* _Materials provided_
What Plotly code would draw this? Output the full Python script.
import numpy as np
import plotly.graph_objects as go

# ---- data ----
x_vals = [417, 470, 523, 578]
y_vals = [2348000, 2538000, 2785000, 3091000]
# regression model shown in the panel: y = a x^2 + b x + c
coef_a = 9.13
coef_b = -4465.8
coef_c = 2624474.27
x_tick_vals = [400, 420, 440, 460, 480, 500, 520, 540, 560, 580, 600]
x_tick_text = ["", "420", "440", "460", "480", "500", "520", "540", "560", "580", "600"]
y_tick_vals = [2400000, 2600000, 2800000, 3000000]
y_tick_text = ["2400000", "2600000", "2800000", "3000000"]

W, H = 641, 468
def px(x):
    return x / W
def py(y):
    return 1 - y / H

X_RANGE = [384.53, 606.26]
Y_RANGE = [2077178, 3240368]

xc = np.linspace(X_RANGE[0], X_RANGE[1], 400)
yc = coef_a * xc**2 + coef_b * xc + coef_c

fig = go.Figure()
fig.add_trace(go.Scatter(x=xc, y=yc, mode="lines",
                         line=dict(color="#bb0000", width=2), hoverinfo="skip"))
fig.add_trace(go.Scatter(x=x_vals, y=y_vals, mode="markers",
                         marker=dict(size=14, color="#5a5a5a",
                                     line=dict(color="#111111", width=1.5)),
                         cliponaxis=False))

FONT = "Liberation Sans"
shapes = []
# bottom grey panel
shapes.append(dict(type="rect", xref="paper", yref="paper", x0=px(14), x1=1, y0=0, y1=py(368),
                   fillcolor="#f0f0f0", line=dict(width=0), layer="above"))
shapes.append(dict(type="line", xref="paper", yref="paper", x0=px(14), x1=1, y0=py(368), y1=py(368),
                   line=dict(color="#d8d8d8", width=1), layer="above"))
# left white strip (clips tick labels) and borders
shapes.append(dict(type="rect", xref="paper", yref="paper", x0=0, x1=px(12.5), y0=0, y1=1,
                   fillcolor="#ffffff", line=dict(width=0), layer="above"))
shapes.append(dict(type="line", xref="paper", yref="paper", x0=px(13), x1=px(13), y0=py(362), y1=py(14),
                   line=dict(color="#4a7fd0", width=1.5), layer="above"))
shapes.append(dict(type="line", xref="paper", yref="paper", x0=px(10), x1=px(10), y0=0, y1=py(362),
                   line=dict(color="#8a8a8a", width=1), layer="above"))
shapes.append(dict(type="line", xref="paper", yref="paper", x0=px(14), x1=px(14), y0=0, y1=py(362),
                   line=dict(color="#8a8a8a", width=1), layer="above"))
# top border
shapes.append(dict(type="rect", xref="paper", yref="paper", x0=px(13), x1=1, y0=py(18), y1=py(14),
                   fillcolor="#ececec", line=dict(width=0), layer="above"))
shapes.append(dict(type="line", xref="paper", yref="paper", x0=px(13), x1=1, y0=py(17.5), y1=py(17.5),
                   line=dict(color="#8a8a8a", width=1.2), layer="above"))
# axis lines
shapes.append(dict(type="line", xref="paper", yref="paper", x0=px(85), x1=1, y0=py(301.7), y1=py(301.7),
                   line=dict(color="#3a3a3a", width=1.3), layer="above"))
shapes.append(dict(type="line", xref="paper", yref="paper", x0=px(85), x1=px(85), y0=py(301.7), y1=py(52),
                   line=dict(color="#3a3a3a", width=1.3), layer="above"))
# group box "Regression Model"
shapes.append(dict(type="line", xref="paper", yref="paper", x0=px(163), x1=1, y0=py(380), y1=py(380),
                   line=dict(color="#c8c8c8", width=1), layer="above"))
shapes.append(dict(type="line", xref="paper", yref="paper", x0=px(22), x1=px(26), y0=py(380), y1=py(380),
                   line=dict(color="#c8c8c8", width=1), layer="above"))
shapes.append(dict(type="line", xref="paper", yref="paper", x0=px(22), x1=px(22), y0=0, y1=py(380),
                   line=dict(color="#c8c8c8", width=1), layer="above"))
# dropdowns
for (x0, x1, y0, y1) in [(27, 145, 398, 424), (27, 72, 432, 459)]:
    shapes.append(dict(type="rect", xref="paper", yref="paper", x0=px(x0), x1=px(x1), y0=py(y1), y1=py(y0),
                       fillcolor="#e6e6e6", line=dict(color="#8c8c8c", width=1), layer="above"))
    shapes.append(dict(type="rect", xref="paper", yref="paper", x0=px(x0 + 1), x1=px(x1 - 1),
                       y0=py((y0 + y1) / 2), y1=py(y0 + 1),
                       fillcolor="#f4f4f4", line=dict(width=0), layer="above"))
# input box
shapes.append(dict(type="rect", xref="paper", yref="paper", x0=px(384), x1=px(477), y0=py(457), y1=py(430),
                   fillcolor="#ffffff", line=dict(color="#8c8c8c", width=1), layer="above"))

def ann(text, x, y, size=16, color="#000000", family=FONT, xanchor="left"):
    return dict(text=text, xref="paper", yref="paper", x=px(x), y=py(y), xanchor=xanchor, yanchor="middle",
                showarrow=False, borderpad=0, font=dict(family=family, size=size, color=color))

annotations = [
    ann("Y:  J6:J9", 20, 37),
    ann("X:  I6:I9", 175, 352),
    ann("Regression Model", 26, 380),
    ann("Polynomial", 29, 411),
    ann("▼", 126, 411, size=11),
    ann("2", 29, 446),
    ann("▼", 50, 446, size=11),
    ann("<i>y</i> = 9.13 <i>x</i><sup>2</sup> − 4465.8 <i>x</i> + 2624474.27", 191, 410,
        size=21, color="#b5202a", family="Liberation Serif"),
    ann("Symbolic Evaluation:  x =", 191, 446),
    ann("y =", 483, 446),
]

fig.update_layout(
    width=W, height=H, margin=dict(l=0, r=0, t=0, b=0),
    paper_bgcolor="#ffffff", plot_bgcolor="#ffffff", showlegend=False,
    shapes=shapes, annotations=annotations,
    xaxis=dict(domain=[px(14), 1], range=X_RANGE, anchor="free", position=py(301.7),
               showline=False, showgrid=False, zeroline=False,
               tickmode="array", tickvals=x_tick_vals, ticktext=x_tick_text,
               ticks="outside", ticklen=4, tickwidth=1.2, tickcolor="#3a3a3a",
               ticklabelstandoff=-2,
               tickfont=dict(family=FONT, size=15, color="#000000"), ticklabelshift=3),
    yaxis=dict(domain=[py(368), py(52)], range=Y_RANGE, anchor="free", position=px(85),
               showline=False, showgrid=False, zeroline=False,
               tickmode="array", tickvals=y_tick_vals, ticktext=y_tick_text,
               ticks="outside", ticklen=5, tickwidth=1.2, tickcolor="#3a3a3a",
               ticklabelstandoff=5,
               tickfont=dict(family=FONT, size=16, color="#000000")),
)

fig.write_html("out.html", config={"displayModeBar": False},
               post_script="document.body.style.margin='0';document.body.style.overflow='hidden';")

--

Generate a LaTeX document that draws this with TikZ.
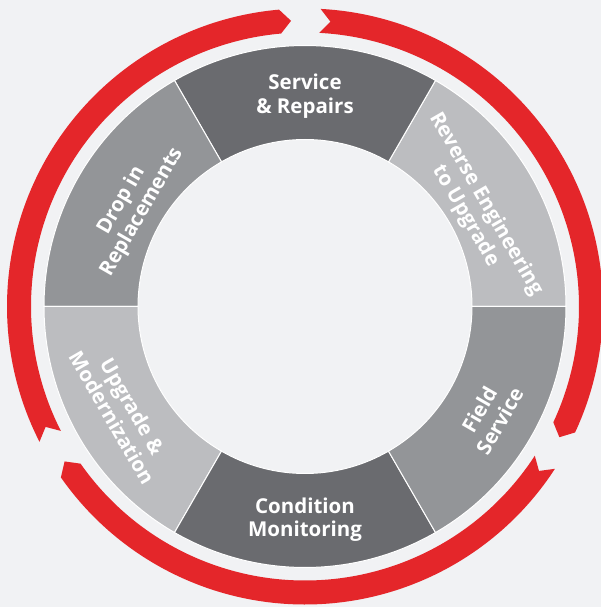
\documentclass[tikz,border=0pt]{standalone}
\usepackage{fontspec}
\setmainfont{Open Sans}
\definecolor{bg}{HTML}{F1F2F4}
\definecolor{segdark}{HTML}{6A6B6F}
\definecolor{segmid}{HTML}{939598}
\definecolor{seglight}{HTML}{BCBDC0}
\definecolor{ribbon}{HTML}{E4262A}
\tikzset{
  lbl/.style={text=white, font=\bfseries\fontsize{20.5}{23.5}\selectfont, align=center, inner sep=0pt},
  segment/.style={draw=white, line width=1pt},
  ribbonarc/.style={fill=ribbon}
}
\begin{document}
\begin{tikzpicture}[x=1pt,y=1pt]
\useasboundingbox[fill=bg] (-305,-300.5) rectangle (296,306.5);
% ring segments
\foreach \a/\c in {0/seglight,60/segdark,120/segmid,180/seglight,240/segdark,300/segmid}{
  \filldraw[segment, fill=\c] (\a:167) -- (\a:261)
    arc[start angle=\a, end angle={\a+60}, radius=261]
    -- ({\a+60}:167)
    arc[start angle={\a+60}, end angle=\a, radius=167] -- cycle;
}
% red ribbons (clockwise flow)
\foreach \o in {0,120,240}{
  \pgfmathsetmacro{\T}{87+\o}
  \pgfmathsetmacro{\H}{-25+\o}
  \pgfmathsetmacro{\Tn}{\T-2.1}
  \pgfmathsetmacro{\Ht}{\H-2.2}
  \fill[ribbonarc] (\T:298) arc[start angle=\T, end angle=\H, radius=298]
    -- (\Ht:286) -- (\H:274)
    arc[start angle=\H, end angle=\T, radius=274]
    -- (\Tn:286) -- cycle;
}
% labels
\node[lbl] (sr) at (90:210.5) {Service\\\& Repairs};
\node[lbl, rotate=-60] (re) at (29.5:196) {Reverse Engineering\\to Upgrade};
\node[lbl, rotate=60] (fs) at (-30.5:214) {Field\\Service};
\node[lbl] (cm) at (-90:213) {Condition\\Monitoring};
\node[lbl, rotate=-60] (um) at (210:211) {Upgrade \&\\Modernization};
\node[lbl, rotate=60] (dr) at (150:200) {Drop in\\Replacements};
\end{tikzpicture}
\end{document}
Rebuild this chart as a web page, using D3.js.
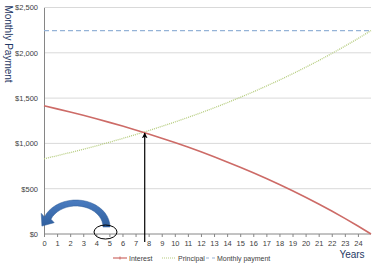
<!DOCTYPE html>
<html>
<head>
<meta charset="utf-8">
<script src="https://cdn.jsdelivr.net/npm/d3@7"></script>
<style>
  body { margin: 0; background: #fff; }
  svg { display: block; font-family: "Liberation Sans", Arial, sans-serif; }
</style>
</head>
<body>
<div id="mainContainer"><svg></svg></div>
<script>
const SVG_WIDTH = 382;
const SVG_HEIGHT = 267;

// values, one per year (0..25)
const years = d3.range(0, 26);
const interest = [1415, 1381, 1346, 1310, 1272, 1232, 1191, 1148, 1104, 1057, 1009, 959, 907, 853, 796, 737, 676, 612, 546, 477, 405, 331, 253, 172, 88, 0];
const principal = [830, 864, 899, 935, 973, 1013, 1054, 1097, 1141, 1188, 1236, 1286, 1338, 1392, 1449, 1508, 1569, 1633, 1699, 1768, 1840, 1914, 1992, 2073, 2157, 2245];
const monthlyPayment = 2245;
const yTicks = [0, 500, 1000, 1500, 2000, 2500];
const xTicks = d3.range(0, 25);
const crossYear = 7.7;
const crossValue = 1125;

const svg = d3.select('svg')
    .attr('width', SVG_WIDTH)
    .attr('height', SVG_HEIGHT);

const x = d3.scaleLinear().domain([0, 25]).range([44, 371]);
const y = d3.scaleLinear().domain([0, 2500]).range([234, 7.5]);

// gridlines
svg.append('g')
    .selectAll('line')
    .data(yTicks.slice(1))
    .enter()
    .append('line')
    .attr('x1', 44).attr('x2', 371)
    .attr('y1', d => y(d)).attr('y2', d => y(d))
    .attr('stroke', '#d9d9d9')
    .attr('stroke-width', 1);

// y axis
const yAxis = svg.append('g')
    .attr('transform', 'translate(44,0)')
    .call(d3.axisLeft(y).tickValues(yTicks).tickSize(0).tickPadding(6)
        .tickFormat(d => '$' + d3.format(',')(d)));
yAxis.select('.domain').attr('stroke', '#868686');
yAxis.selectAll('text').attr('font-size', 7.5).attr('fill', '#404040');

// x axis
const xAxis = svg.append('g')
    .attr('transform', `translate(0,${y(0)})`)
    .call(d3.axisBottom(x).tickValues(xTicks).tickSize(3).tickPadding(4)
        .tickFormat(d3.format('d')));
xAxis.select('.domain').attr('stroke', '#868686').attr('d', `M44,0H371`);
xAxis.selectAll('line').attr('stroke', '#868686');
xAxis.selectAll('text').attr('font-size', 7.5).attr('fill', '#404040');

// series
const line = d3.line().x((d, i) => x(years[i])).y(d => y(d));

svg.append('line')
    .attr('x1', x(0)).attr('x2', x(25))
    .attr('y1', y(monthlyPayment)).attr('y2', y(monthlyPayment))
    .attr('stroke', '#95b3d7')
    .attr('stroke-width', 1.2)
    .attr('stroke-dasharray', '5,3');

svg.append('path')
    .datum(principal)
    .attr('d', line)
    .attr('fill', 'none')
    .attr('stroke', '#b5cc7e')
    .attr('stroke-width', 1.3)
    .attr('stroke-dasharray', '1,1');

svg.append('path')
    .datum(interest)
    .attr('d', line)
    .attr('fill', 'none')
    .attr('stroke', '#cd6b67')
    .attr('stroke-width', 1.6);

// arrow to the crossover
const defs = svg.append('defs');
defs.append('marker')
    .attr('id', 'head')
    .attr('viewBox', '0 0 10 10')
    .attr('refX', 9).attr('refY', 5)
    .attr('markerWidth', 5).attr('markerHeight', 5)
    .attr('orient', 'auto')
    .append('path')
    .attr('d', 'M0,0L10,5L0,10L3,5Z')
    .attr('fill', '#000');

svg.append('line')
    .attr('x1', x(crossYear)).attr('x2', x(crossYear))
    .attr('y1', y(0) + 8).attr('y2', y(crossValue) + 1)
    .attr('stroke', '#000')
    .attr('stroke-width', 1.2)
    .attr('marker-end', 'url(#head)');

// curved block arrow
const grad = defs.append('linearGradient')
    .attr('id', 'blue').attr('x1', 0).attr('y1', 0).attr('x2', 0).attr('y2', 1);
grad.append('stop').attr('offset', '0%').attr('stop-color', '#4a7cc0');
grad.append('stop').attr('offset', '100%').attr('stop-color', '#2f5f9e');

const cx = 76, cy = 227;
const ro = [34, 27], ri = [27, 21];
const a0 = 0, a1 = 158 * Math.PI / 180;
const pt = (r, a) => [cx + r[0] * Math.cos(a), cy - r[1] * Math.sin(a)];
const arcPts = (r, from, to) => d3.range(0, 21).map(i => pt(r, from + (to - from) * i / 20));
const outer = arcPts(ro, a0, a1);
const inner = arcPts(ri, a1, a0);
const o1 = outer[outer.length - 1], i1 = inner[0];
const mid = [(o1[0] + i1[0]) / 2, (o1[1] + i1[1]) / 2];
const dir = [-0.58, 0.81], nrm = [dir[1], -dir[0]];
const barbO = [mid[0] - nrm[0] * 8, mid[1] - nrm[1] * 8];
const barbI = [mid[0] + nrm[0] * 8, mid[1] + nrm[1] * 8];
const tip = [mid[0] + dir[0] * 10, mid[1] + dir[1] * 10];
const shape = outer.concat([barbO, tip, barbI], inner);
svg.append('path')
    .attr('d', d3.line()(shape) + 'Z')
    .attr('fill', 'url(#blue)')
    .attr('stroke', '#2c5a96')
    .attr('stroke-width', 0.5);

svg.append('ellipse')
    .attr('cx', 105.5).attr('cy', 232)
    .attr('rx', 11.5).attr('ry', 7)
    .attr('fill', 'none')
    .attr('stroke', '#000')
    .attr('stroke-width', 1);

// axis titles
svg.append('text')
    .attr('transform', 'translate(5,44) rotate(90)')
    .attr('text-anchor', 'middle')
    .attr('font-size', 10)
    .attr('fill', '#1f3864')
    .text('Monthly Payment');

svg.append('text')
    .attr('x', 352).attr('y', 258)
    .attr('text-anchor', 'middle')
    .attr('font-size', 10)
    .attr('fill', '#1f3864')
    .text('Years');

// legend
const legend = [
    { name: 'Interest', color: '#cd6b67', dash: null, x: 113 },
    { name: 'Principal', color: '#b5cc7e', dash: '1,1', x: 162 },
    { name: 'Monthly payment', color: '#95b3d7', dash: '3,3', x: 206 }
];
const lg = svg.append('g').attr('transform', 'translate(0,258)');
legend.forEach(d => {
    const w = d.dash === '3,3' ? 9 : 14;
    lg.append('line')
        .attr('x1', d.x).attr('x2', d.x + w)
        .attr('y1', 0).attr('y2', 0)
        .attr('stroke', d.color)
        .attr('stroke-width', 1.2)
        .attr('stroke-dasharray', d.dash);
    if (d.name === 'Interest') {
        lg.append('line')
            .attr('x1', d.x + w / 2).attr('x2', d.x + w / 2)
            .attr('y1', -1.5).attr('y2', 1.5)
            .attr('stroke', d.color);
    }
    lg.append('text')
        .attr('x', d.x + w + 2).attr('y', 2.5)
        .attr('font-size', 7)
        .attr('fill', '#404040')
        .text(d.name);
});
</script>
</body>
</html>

---

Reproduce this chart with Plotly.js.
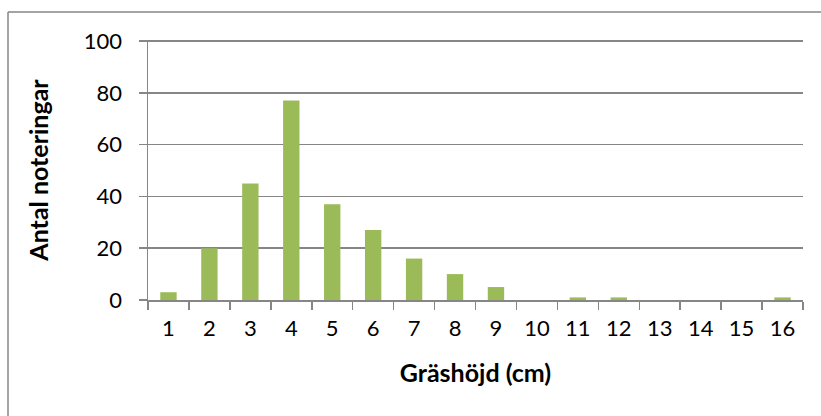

* _Task requirements_
Filter the listing for the word "chart" and copy every line that holds it.

* _The result_
Rebuild this chart as a web page, using D3.js.
Reproduce this chart with Plotly.js.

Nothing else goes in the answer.